The section also mentions a ‘bail-in’ provision whereby certain bank liabilities could be converted into regulatory capital.
However, there are no details as to what these liabilities might be. In addition, banks are still required to self regulate their risk and have a recovery plan in place.
On the securities front, the budget proposes a common securities regulator who would be responsible for maintaining the integrity and stability of the financial system, preserving fair, efficient and competitive national capital markets, and preventing and responding to systemic risks, such as those posed by over-the-counter derivatives (swaps, options, futures, forwards) using a single set of rules.

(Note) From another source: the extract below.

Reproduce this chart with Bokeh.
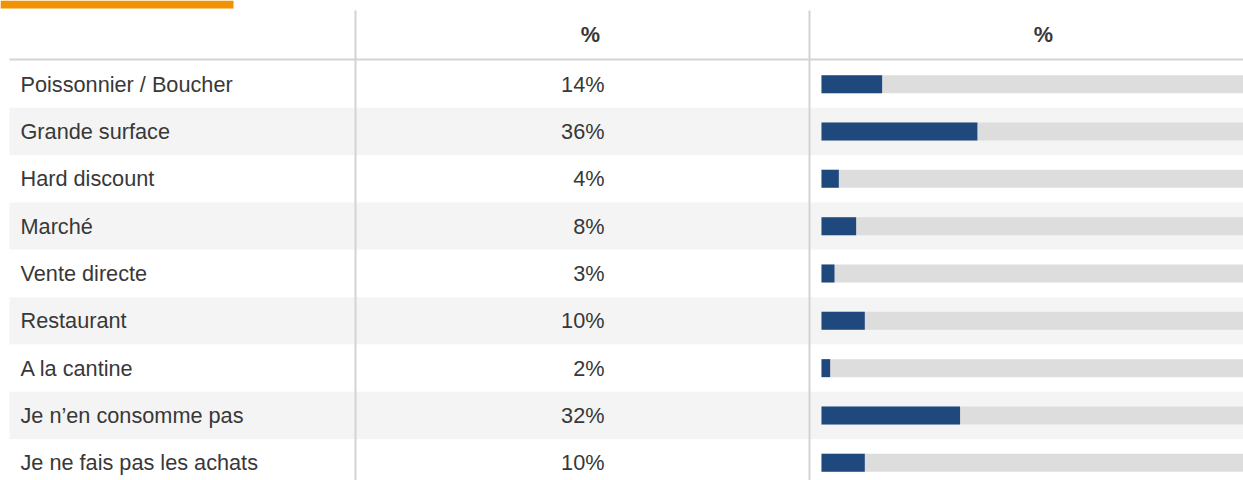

There is a change to the taxation of non-eligible dividends paid out after 2013 in that for the 2014 tax year the gross up of the dividends will be reduced to 18 per cent from the current 25 per cent and the dividend tax credit will be reduced to 13/18 of the gross-up from the current 2/3.
This will affect those owner-managed businesses that are currently using a dividend strategy to move income out of their corporations into their shareholders’ hands.
It may now become a better strategy to use salary.
Another measure to improve taxes for small business owners is the increase of the capital gains lifetime exemption to $800,000 from the current $750,000 for qualified property, qualified small business shares and qualified farm and fishing property. This will become effective for 2014 and the exemption will be indexed to inflation after that.
Those small businesses that use what is termed as ESS (zapper) software to modify sales transactions from their point of sale software will now be facing Canada Revenue Agency monetary penalties which amount to $5,000 for the first offence and $50,000 for any subsequent offences.
The manufacturers of this software will face penalties of $10,000 for the first offence and $100,000 for subsequent offences.
The safety deposit deduction will no longer be available as a tax deduction from 2014 onwards.
The budget will increase the restricted farming loss limit to $17,500 of deductible farm losses annually which is ($2,500 plus 1/2 of the next $30,000) provided that the taxpayer’s chief source of income is from farming.
The 2013 budget is also implementing measures so that CRA can better combat international tax evasion such as international fund transfers.
Beginning in 2015, financial intermediaries will be required to report to the CRA details of any international transfers of more than $10,000.
The financial intermediaries are banks, credit unions, trust and loan companies, money service businesses and casinos. The CRA will also pay a reward to individuals when they provide knowledge to CRA of international tax non-compliance that results in a collection of the taxes due.